After Daniels Jr. arrived it didn’t take dad long to get him on the water.  

“Mark started walking very early, at eight months. That’s when I first took him fishing. From then on he went with me every time I fished with friends.”

Daniels Sr. grew up fishing too.

“I started fishing very young. It saved my life, kept me out of trouble. That’s why I was so bent on getting Mark fishing. But I didn’t really have to work at it. From when Mark first learned to talk, all he’d talk about was fishing. Every day he’d say, ‘daddy can we go fishing?’ I started using it against him, telling him we’ll only go fishing after he got his homework done. And he’d get it done, no problem.

“I knew very early on he would work in the fishing industry. I didn’t know how or what he’d do. Maybe he’d be a commercial fisherman, or work for an engine company. But at age 12 it became clear to him. He’d be a competitive angler.”

Daniels Sr. wasn’t like many parents who thought it crazy for a child to dream of fishing professionally.

“I pushed him to follow his heart. His mom wanted him to go to college.”

Daniels Jr. did both. He got a degree in agricultural biology from Tuskegee University in Alabama and then worked for the State of California in an agricultural field office. He fished tournaments every chance he got. That is until Daniels Jr. won The Bass Federation National Championship in 2013, which included $5,000 and a new Ranger Boat. 

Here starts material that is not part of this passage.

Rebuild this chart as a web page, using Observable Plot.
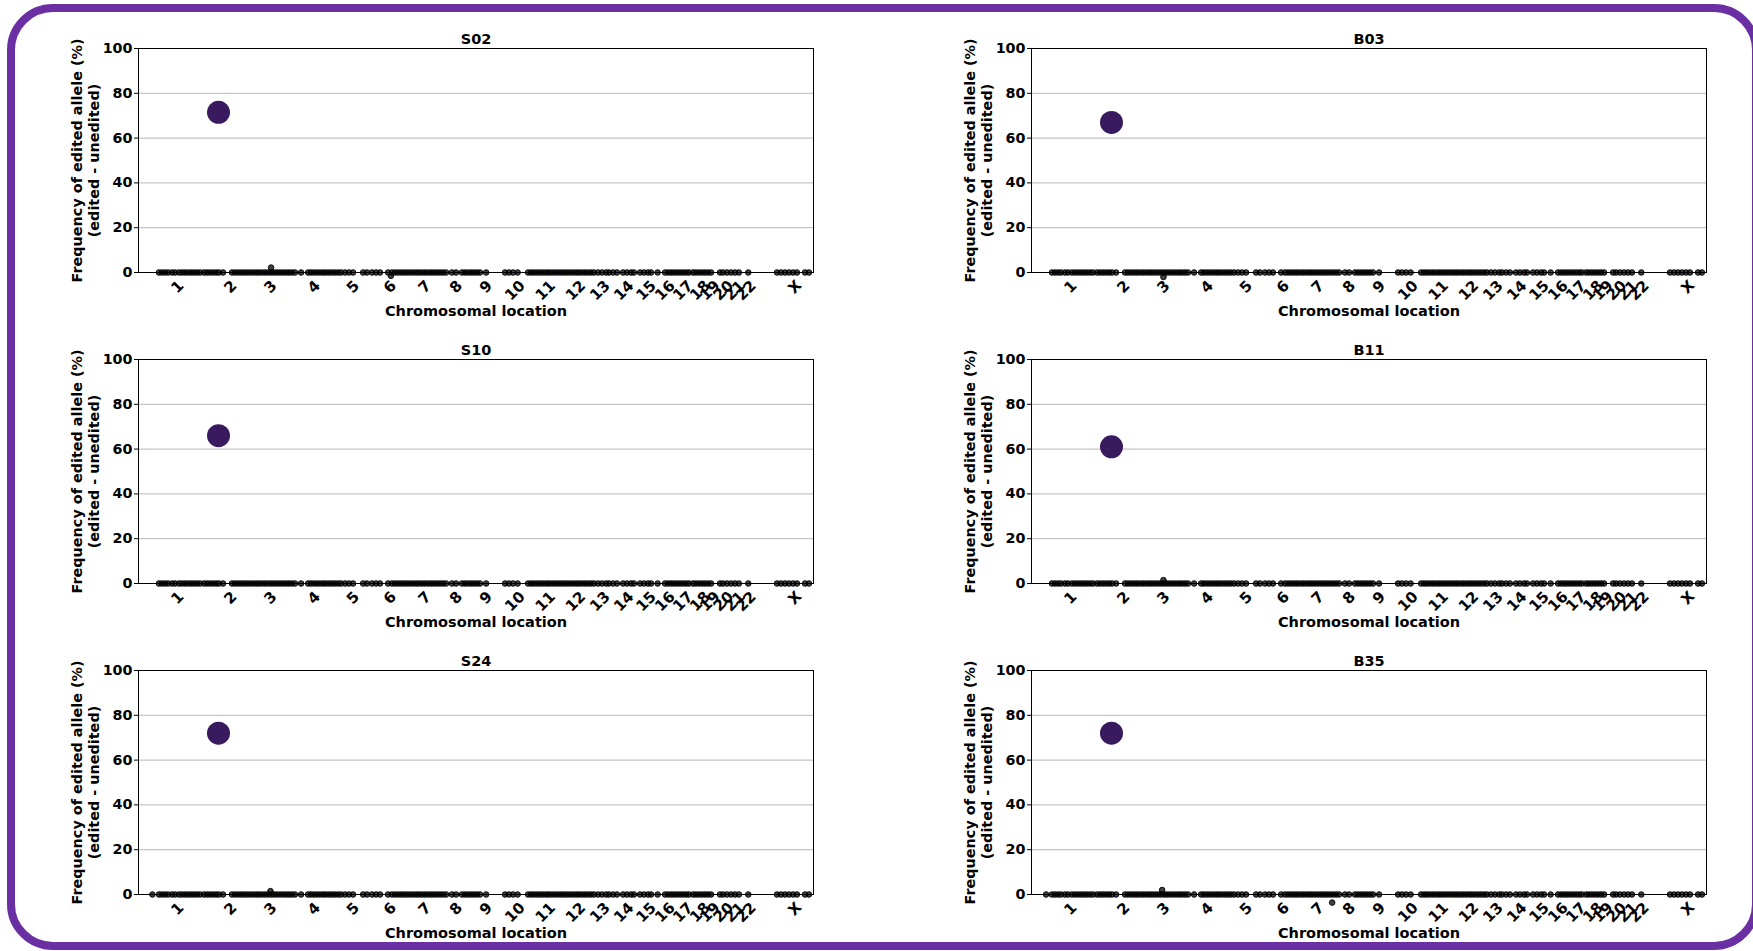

Daniels Jr. quit his state job and embarked on a professional fishing career. This is his second year on the Elite Series.

Daniels Sr. hopes to attend at least two Elite tournaments this year—the Toyota TexasFest at Lake Travis, and the St. Lawrence River tournament in New York.  And he may get to do a little fishing there himself.

“I want to catch some of those big smallies up there,” he said.

After one day of the 2018 GEICO Bassmaster Classic presented by DICK’S Sporting Goods, Daniels Jr. sits in eighth place with 15 pounds, 14 ounces, and he had the biggest bass of the day, a 6-11 giant (he eventually finished the Classic in 15th place, with 40 pounds 10 ounces).

That’s no surprise to his dad. “I’m his number one fan,” Daniels Sr. said. “Second to none.”